- Born: Robert James Berkeley Fleming November 12, 1921 Prince Albert, Saskatchewan, Canada
- Died: November 28, 1976 (aged 55) Ottawa, Ontario, Canada
- Occupations: Composer, pianist, organist, choirmaster, teacher

= Robert Fleming (composer) =

Canadian composer, pianist, organist, choirmaster and teacher

Robert James Berkeley Fleming (November 12, 1921 – November 28, 1976) was a Canadian composer, pianist, organist, choirmaster and teacher.

Robert was born in Prince Albert, Saskatchewan. At a young age his family settled in Saskatoon where he first studied with his mother. Between 1937 and 1939 he studied under Arthur Benjamin, and Herbert Howells in England at the RCM.

When he returned to Saskatoon he taught piano before making his formal debut in 1940 at Darke Hall in Regina and later toured Saskatchewan as a recitalist. While studying piano with Lyell Gustin in 1941-2 he became the assistant organist at the Church of St Alban the Martyr in Saskatoon. In 1941 and 1945 he attended The Royal Conservatory of Music (RCM), to which in later years he contributed music.
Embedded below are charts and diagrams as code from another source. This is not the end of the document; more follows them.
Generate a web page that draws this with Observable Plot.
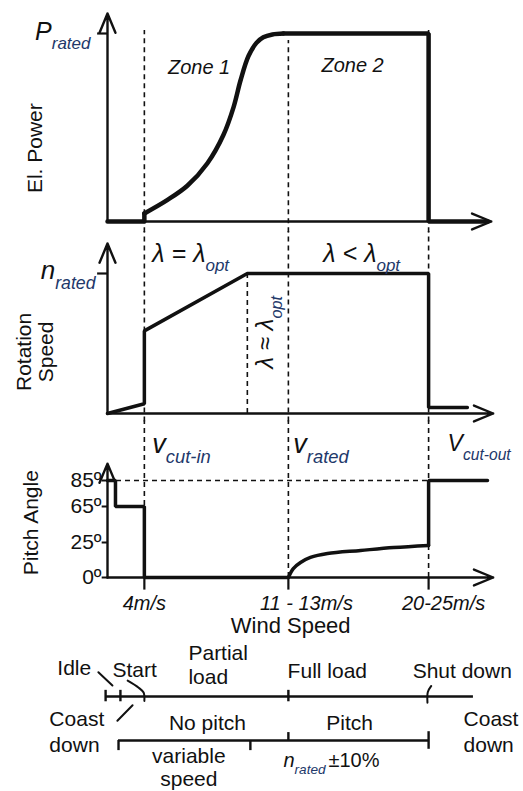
<!DOCTYPE html>
<html>
<head>
<meta charset="utf-8">
<script src="https://cdn.jsdelivr.net/npm/d3@7"></script>
<script src="https://cdn.jsdelivr.net/npm/@observablehq/plot@0.6"></script>
<style>
  html, body { margin: 0; padding: 0; background: #fff; }
  #chart svg { display: block; }
</style>
</head>
<body>
<div id="chart"></div>
<script>
// ---------- DATA (schematic wind-speed position, 0 = origin, 100 = axis end) ----------
const markerNames = ["cut-in", "lambda-opt", "rated", "cut-out"];
const markerPos   = [9.7, 36.8, 47.6, 84.5];
const [cutIn, lambdaOpt, rated, cutOut] = markerPos;

// Electrical power (fraction of P_rated)
const powerIdleWind  = [0, 9.7, 9.7];
const powerIdleValue = [0, 0, 0.043];
const powerRiseWind  = [9.7, 15.8, 21, 26.3, 30.5, 33.2, 35, 37.1, 39.2, 41, 43.4, 46.3];
const powerRiseValue = [0.043, 0.115, 0.19, 0.31, 0.46, 0.61, 0.75, 0.88, 0.95, 0.98, 0.995, 1];
const powerRatedWind  = [46.3, 84.5, 84.5, 100];
const powerRatedValue = [1, 1, 0, 0];

// Rotation speed (fraction of n_rated)
const rotWind  = [0, 9.7, 9.7, 36.8, 84.5, 84.5, 94.7];
const rotValue = [0, 0.07, 0.59, 1, 1, 0.043, 0.043];

// Pitch angle (degrees)
const pitchTicks = [0, 25, 65, 85];
const pitchStepWind  = [0, 2.1, 2.1, 9.7, 9.7, 47.6];
const pitchStepValue = [85, 85, 65, 65, 0, 0];
const pitchRiseWind  = [47.6, 48.9, 50.8, 53.4, 57.9, 66.6, 75.3, 84.5];
const pitchRiseValue = [0, 6.4, 10.7, 14.3, 17.1, 19.3, 21.4, 22.9];
const pitchHighWind  = [84.5, 84.5, 100];
const pitchHighValue = [22.9, 85, 85];

const windTickLabels = ["4m/s", "11 - 13m/s", "20-25m/s"];
const windTickPos    = [cutIn, rated, cutOut];

// Operating-state timeline labels
const stateLabels   = ["Idle", "Start", "Partial\nload", "Full load", "Shut down"];
const controlLabels = ["Coast\ndown", "No pitch", "Pitch", "Coast\ndown"];
const speedLabels   = ["variable\nspeed", "n_{rated}", "±10%"];

// ---------- HELPERS ----------
const FONT = "'Liberation Sans', Arial, Helvetica, sans-serif";
const INK = "#111";
const SUB = "#22386a";
const dash = {stroke: INK, strokeWidth: 1.6, strokeDasharray: "5,4"};
const zip = (a, b) => a.map((v, i) => [v, b[i]]);

function subscriptify(root) {
  root.querySelectorAll("text").forEach(t => {
    const s = t.textContent;
    if (!s.includes("_{")) return;
    while (t.firstChild) t.removeChild(t.firstChild);
    const parts = s.split(/(_\{[^}]*\})/);
    let shifted = false;
    for (const p of parts) {
      if (!p) continue;
      const ts = document.createElementNS("http://www.w3.org/2000/svg", "tspan");
      if (p.startsWith("_{")) {
        ts.textContent = p.slice(2, -1);
        ts.setAttribute("font-size", "0.68em");
        ts.setAttribute("dy", "0.55em");
        ts.setAttribute("fill", SUB);
        shifted = true;
      } else {
        ts.textContent = p;
        if (shifted) { ts.setAttribute("dy", "-0.374em"); shifted = false; }
      }
      t.appendChild(ts);
    }
  });
}

function axisArrow(x1, y1, x2, y2) {
  return Plot.arrow([{x1, y1, x2, y2}], {
    x1: "x1", y1: "y1", x2: "x2", y2: "y2",
    stroke: INK, strokeWidth: 2.4, headLength: 13, headAngle: 45
  });
}

function panel({height, marginTop, marginBottom, y, marks}) {
  const svg = Plot.plot({
    width: 523, height, marginLeft: 107, marginRight: 36, marginTop, marginBottom,
    x: {type: "linear", domain: [0, 100], axis: null},
    y: {type: "linear", ...y, axis: null},
    style: {fontFamily: FONT, color: INK, background: "white", overflow: "visible"},
    marks
  });
  subscriptify(svg);
  document.getElementById("chart").appendChild(svg);
}

// ---------- PANEL 1: ELECTRICAL POWER ----------
panel({
  height: 232, marginTop: 33, marginBottom: 11,
  y: {domain: [0, 1]},
  marks: [
    Plot.ruleX([cutIn, cutOut], {y1: -0.06, y2: 1.016, ...dash}),
    Plot.ruleX([rated], {y1: -0.06, y2: 0.963, ...dash}),
    axisArrow(0, 0, 101, 0),
    axisArrow(0, 0, 0, 1.106),
    Plot.ruleY([1], {x1: -2.6, x2: 0, stroke: INK, strokeWidth: 2.2}),
    Plot.text(["P_{rated}"], {text: d => d, x: 0, y: 1, dx: -17, dy: -2, textAnchor: "end",
      fontSize: 25, fontStyle: "italic", fill: INK}),
    Plot.text(["El. Power"], {text: d => d, x: -19, y: 0.39, rotate: -90, fontSize: 21, fill: INK}),
    Plot.line(zip(powerIdleWind, powerIdleValue), {stroke: INK, strokeWidth: 4.5, strokeLinejoin: "round", strokeLinecap: "round"}),
    Plot.line(zip(powerRiseWind, powerRiseValue), {stroke: INK, strokeWidth: 4.5, curve: "catmull-rom", strokeLinecap: "round"}),
    Plot.line(zip(powerRatedWind, powerRatedValue), {stroke: INK, strokeWidth: 4.5, strokeLinejoin: "miter", strokeLinecap: "round"}),
    Plot.text(["Zone 1"], {text: d => d, x: 24.1, y: 0.82, fontSize: 20, fontStyle: "italic", fill: INK}),
    Plot.text(["Zone 2"], {text: d => d, x: 64.5, y: 0.83, fontSize: 20, fontStyle: "italic", fill: INK})
  ]
});

// ---------- PANEL 2: ROTATION SPEED ----------
panel({
  height: 188, marginTop: 41, marginBottom: 7,
  y: {domain: [0, 1]},
  marks: [
    Plot.ruleX([cutIn, rated, cutOut], {y1: -0.06, y2: 1.3, ...dash}),
    Plot.ruleX([lambdaOpt], {y1: 0, y2: 1, ...dash}),
    axisArrow(0, 0, 101.5, 0),
    axisArrow(0, 0, 0, 1.214),
    Plot.ruleY([1], {x1: -2.6, x2: 0, stroke: INK, strokeWidth: 2.2}),
    Plot.text(["n_{rated}"], {text: d => d, x: 0, y: 1, dx: -12, dy: -3, textAnchor: "end",
      fontSize: 26, fontStyle: "italic", fill: INK}),
    Plot.text(["Rotation\nSpeed"], {text: d => d, x: -19.2, y: 0.44, rotate: -90, fontSize: 21,
      lineHeight: 1.05, fill: INK}),
    Plot.line(zip(rotWind, rotValue), {stroke: INK, strokeWidth: 3.5, strokeLinejoin: "miter"}),
    Plot.text(["λ = λ_{opt}"], {text: d => d, x: 11.8, y: 1.14, textAnchor: "start", fontSize: 25, fontStyle: "italic", fill: INK}),
    Plot.text(["λ < λ_{opt}"], {text: d => d, x: 56.8, y: 1.14, textAnchor: "start", fontSize: 25, fontStyle: "italic", fill: INK}),
    Plot.text(["λ ≈ λ_{opt}"], {text: d => d, x: 41.6, y: 0.58, rotate: -90, fontSize: 24, fontStyle: "italic", fill: INK})
  ]
});

// ---------- PANEL 3: PITCH ANGLE ----------
panel({
  height: 215, marginTop: 60, marginBottom: 58,
  y: {domain: pitchTicks, range: [157, 122, 86, 60]},
  marks: [
    Plot.ruleX([cutIn, rated, cutOut], {y1: 0, y2: 131, ...dash}),
    Plot.ruleY([85], {x1: 0, x2: cutOut, ...dash}),
    Plot.ruleX(windTickPos, {y1: 0, y2: -9, stroke: INK, strokeWidth: 2.2}),
    axisArrow(0, 0, 101.5, 0),
    axisArrow(0, 0, 0, 98),
    Plot.ruleY(pitchTicks, {x1: -1.4, x2: 0, stroke: INK, strokeWidth: 2}),
    Plot.text(pitchTicks, {text: d => d + "º", x: 0, y: d => d, dx: -6, textAnchor: "end", fontSize: 21, fill: INK}),
    Plot.text(["Pitch Angle"], {text: d => d, x: -20, y: 47, rotate: -90, fontSize: 21, fill: INK}),
    Plot.line(zip(pitchStepWind, pitchStepValue), {stroke: INK, strokeWidth: 3.5, strokeLinejoin: "miter"}),
    Plot.line(zip(pitchRiseWind, pitchRiseValue), {stroke: INK, strokeWidth: 3.5, curve: "catmull-rom"}),
    Plot.line(zip(pitchHighWind, pitchHighValue), {stroke: INK, strokeWidth: 3.5, strokeLinejoin: "miter"}),
    Plot.text(["v_{cut-in}"], {text: d => d, x: 11.8, y: 113, textAnchor: "start", fontSize: 27, fontStyle: "italic", fill: INK}),
    Plot.text(["v_{rated}"], {text: d => d, x: 48.9, y: 113, textAnchor: "start", fontSize: 27, fontStyle: "italic", fill: INK}),
    Plot.text(["V_{cut-out}"], {text: d => d, x: 89.5, y: 113, textAnchor: "start", fontSize: 23, fontStyle: "italic", fill: INK}),
    Plot.text([windTickLabels[0]], {text: d => d, x: windTickPos[0], y: 0, dy: 26, fontSize: 20, fontStyle: "italic", fill: INK}),
    Plot.text([windTickLabels[1]], {text: d => d, x: windTickPos[1], y: 0, dy: 26, dx: 18, fontSize: 20, fontStyle: "italic", fill: INK}),
    Plot.text([windTickLabels[2]], {text: d => d, x: windTickPos[2], y: 0, dy: 26, dx: 15, fontSize: 20, fontStyle: "italic", fill: INK}),
    Plot.text(["Wind Speed"], {text: d => d, x: 48.2, y: 0, dy: 48, fontSize: 22, fill: INK})
  ]
});

// ---------- PANEL 4: OPERATING STATES ----------
const T = {fontSize: 21, fill: INK, lineHeight: 1.18};
const lineStyle = {stroke: INK, strokeWidth: 2.4};
panel({
  height: 156, marginTop: 61, marginBottom: 51,
  y: {domain: [0, 1], reverse: true},
  marks: [
    // state line
    Plot.ruleY([0], {x1: -0.5, x2: 96.3, ...lineStyle}),
    Plot.ruleX([-0.5, 3.4, rated], {y1: -0.14, y2: 0.12, ...lineStyle}),
    Plot.line([[-2.4, -0.55], [1.3, -0.25]], {...lineStyle, strokeWidth: 2}),
    Plot.line([[5.3, -0.36], [8.2, -0.2], [9.5, -0.09], [9.7, 0.1]], {...lineStyle, strokeWidth: 2, curve: "catmull-rom"}),
    Plot.line([[2.6, 0.55], [6.6, 0.2]], {...lineStyle, strokeWidth: 2}),
    Plot.line([[85.2, -0.24], [84.3, -0.1], [84.2, 0.14]], {...lineStyle, strokeWidth: 2, curve: "catmull-rom"}),
    // control bracket
    Plot.ruleY([1], {x1: 2.9, x2: cutOut, ...lineStyle}),
    Plot.ruleX([2.9, 37.6], {y1: 1, y2: 1.23, ...lineStyle}),
    Plot.ruleX([rated], {y1: 0.82, y2: 1, ...lineStyle}),
    Plot.ruleX([cutOut], {y1: 0.8, y2: 1.2, ...lineStyle}),
    // labels
    Plot.text([stateLabels[0]], {text: d => d, x: -13.2, y: -0.67, textAnchor: "start", ...T}),
    Plot.text([stateLabels[1]], {text: d => d, x: 1.3, y: -0.63, textAnchor: "start", ...T}),
    Plot.text([stateLabels[2]], {text: d => d, x: 21.3, y: -0.73, textAnchor: "start", ...T, lineHeight: 1.14}),
    Plot.text([stateLabels[3]], {text: d => d, x: 47.4, y: -0.59, textAnchor: "start", ...T}),
    Plot.text([stateLabels[4]], {text: d => d, x: 80.3, y: -0.59, textAnchor: "start", ...T}),
    Plot.text([controlLabels[0]], {text: d => d, x: -15.3, y: 0.77, textAnchor: "start", ...T, lineHeight: 1.24}),
    Plot.text([controlLabels[1]], {text: d => d, x: 26.3, y: 0.57, ...T}),
    Plot.text([controlLabels[2]], {text: d => d, x: 63.7, y: 0.57, ...T}),
    Plot.text([controlLabels[3]], {text: d => d, x: 93.7, y: 0.77, textAnchor: "start", ...T, lineHeight: 1.24}),
    Plot.text([speedLabels[0]], {text: d => d, x: 21.4, y: 1.6, ...T, lineHeight: 1.1}),
    Plot.text([speedLabels[1]], {text: d => d, x: 46.3, y: 1.45, textAnchor: "start", fontSize: 20, fontStyle: "italic", fill: INK}),
    Plot.text([speedLabels[2]], {text: d => d, x: 46.3, y: 1.45, dx: 45, textAnchor: "start", fontSize: 20, fill: INK})
  ]
});
</script>
</body>
</html>
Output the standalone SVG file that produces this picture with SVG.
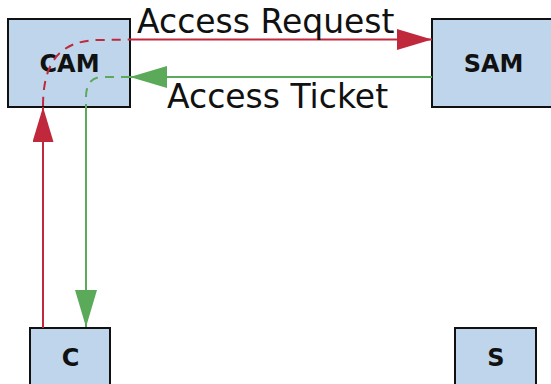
<svg xmlns="http://www.w3.org/2000/svg" width="551" height="384" viewBox="0 0 551 384">
<style>
.box{fill:#bfd5eb;stroke:#111;stroke-width:2}
.lbl{font-family:"DejaVu Sans",sans-serif;font-weight:bold;font-size:24px;fill:#111;text-anchor:middle}
.elbl{font-family:"DejaVu Sans",sans-serif;font-size:33px;fill:#111}
.red{fill:none;stroke:#c0283c;stroke-width:2}
.green{fill:none;stroke:#5aaa5a;stroke-width:2}
.dash{stroke-dasharray:9 7}
</style>
<defs>
<marker id="ar" viewBox="0 0 35 21" refX="35" refY="10.5" markerWidth="35" markerHeight="21" markerUnits="userSpaceOnUse" orient="auto"><path d="M0,0 L35,10.5 L0,21 z" fill="#c0283c"/></marker>
<marker id="ag" viewBox="0 0 37 22" refX="37" refY="11" markerWidth="37" markerHeight="22" markerUnits="userSpaceOnUse" orient="auto"><path d="M0,0 L37,11 L0,22 z" fill="#5aaa5a"/></marker>
</defs>
<g id="CAM"><rect class="box" x="8" y="19" width="122" height="88"/><text class="lbl" x="69.5" y="72">CAM</text></g>
<g id="SAM"><rect class="box" x="432" y="19" width="130" height="88"/><text class="lbl" x="493.5" y="72">SAM</text></g>
<g id="C"><rect class="box" x="30" y="328" width="80" height="70"/><text class="lbl" x="70.5" y="365.5">C</text></g>
<g id="S"><rect class="box" x="455" y="328" width="81" height="70"/><text class="lbl" x="496" y="365.5">S</text></g>
<g id="connectors">
<path class="red" d="M43,328 L43,107" marker-end="url(#ar)"/>
<path class="red dash" d="M43,106 C43,62 60,40 100,40 L130,39.5"/>
<path class="red" d="M130,39.5 L432,39.5" marker-end="url(#ar)"/>
<text class="elbl" x="137" y="33">Access Request</text>
<path class="green" d="M432,77 L130,77" marker-end="url(#ag)"/>
<path class="green dash" d="M130,77 L102,77 C91,77 86,85 86,97 L86,106"/>
<path class="green" d="M86,106 L86,327" marker-end="url(#ag)"/>
<text class="elbl" x="167" y="108">Access Ticket</text>
</g>
</svg>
While at RCM he studied under Healey Willan for composition, Norman Wilks for piano, Ettore Mazzoleni for conducting, and John Weatherseed and Frederick Silvester for Organ. Between 1945 and 1946 he taught at Upper Canada College before joining the National Film Board, where he worked in Ottawa and Montreal as a staff composer between 1946 and 1958 before becoming music director between 1958 and 1970.

Between those years he was music director for the Ottawa Ballet Festival in 1953 and organist-choirmaster at Glebe United Church in 1954 and at St George's Anglican Church in Sainte-Anne-de-Bellevue, Quebec.

In 1970 he and his family moved back to Ottawa, where he taught 20th-century music and Canadian composers at Carleton University. In 1972 he became the organist-choirmaster at St Matthias' Anglican Church in Ottawa (Westboro). He died November 28, 1976.

==Works==
Through his career Robert contributed music to well over 200 film scores including the Canada at War series and the Oscar-nominated 1953 short documentary, Herring Hunt.

- Bella Bella Sonatina for Violin and Piano (1943)
- Sonatina for Piano (1943)
- Coulter Songs (1946-54)
- Three Dialogues for Oboe and Piano (1964)
- Song cycle for Mezzo-Soprano The Confession Stone (1966)
- Hexad for Orchestra (1972)
- Divertimento (1975)

==Robert Fleming Prize==
In his memory, the Canada Council for the Arts awards the Robert Fleming Prize annually to encourage the careers of young creators of music including André Lamarche (1979), Denys Bouliane (1980), Anthony Genge (1981), Denis Dion (1983), Guy Perron (1986) and Jacques Tremblay (1991). The current recipient is Melody McKiver (2020). Another Robert Fleming Award is presented by the Ottawa Music Festival Association.